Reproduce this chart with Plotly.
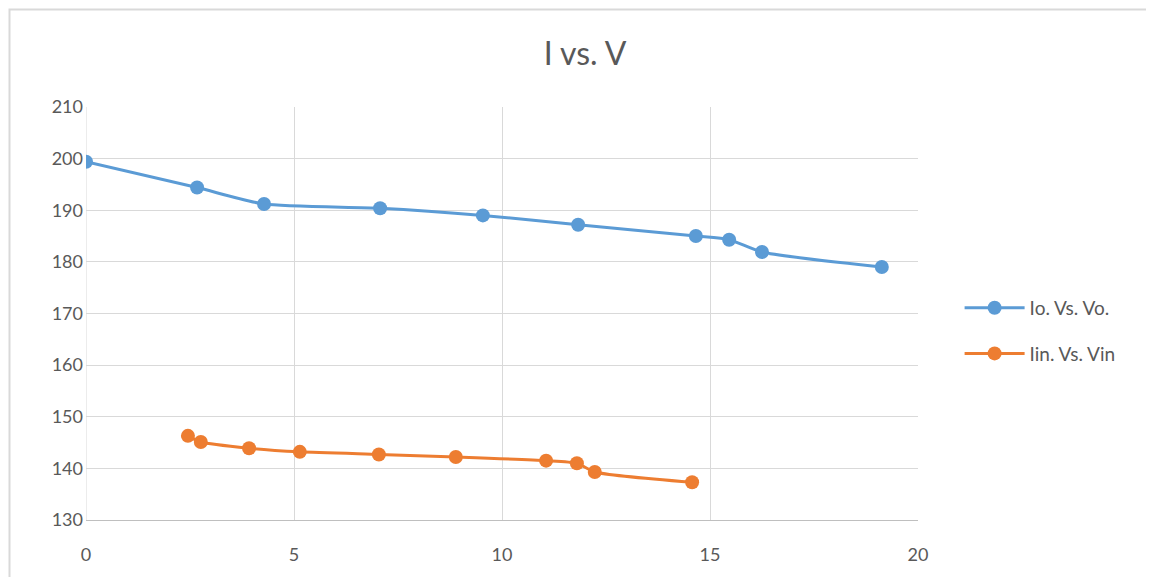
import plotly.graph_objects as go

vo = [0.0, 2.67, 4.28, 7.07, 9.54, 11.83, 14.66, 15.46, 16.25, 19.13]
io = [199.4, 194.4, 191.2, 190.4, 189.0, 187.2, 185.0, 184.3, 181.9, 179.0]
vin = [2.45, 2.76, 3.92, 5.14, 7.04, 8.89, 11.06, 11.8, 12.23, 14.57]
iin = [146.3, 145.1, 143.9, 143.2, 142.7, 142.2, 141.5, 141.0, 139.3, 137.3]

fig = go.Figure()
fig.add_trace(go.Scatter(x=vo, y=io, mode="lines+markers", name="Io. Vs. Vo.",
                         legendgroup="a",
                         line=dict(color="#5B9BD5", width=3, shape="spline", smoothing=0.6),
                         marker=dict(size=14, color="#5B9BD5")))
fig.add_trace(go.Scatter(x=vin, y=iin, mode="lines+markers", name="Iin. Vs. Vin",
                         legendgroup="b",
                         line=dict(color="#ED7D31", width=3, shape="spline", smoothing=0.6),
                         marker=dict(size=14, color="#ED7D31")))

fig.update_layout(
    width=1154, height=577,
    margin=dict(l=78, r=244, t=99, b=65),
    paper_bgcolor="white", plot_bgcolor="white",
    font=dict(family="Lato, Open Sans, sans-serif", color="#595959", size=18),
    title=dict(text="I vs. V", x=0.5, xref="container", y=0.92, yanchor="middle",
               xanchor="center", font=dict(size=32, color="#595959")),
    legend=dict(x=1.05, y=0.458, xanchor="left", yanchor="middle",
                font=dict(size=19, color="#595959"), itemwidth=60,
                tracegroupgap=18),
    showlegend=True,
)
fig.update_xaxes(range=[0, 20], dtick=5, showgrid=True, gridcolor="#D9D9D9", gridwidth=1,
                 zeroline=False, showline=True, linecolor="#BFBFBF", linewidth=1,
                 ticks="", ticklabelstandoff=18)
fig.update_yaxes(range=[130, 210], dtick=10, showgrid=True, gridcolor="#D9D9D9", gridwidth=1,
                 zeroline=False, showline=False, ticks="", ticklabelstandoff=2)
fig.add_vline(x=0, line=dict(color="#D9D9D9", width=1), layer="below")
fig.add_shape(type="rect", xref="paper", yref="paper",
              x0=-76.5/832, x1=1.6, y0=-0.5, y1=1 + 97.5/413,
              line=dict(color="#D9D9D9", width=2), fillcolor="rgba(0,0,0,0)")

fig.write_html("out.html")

---------------

_GIVEN PROBLEM_
Give an exact reproduction of every line, leaving out any picture.

_SOLUTION TO THIS PROBLEM_
Reproduce this chart with Plotly.
import plotly.graph_objects as go

vo = [0.0, 2.67, 4.28, 7.07, 9.54, 11.83, 14.66, 15.46, 16.25, 19.13]
io = [199.4, 194.4, 191.2, 190.4, 189.0, 187.2, 185.0, 184.3, 181.9, 179.0]
vin = [2.45, 2.76, 3.92, 5.14, 7.04, 8.89, 11.06, 11.8, 12.23, 14.57]
iin = [146.3, 145.1, 143.9, 143.2, 142.7, 142.2, 141.5, 141.0, 139.3, 137.3]

fig = go.Figure()
fig.add_trace(go.Scatter(x=vo, y=io, mode="lines+markers", name="Io. Vs. Vo.",
                         legendgroup="a",
                         line=dict(color="#5B9BD5", width=3, shape="spline", smoothing=0.6),
                         marker=dict(size=14, color="#5B9BD5")))
fig.add_trace(go.Scatter(x=vin, y=iin, mode="lines+markers", name="Iin. Vs. Vin",
                         legendgroup="b",
                         line=dict(color="#ED7D31", width=3, shape="spline", smoothing=0.6),
                         marker=dict(size=14, color="#ED7D31")))

fig.update_layout(
    width=1154, height=577,
    margin=dict(l=78, r=244, t=99, b=65),
    paper_bgcolor="white", plot_bgcolor="white",
    font=dict(family="Lato, Open Sans, sans-serif", color="#595959", size=18),
    title=dict(text="I vs. V", x=0.5, xref="container", y=0.92, yanchor="middle",
               xanchor="center", font=dict(size=32, color="#595959")),
    legend=dict(x=1.05, y=0.458, xanchor="left", yanchor="middle",
                font=dict(size=19, color="#595959"), itemwidth=60,
                tracegroupgap=18),
    showlegend=True,
)
fig.update_xaxes(range=[0, 20], dtick=5, showgrid=True, gridcolor="#D9D9D9", gridwidth=1,
                 zeroline=False, showline=True, linecolor="#BFBFBF", linewidth=1,
                 ticks="", ticklabelstandoff=18)
fig.update_yaxes(range=[130, 210], dtick=10, showgrid=True, gridcolor="#D9D9D9", gridwidth=1,
                 zeroline=False, showline=False, ticks="", ticklabelstandoff=2)
fig.add_vline(x=0, line=dict(color="#D9D9D9", width=1), layer="below")
fig.add_shape(type="rect", xref="paper", yref="paper",
              x0=-76.5/832, x1=1.6, y0=-0.5, y1=1 + 97.5/413,
              line=dict(color="#D9D9D9", width=2), fillcolor="rgba(0,0,0,0)")

fig.write_html("out.html")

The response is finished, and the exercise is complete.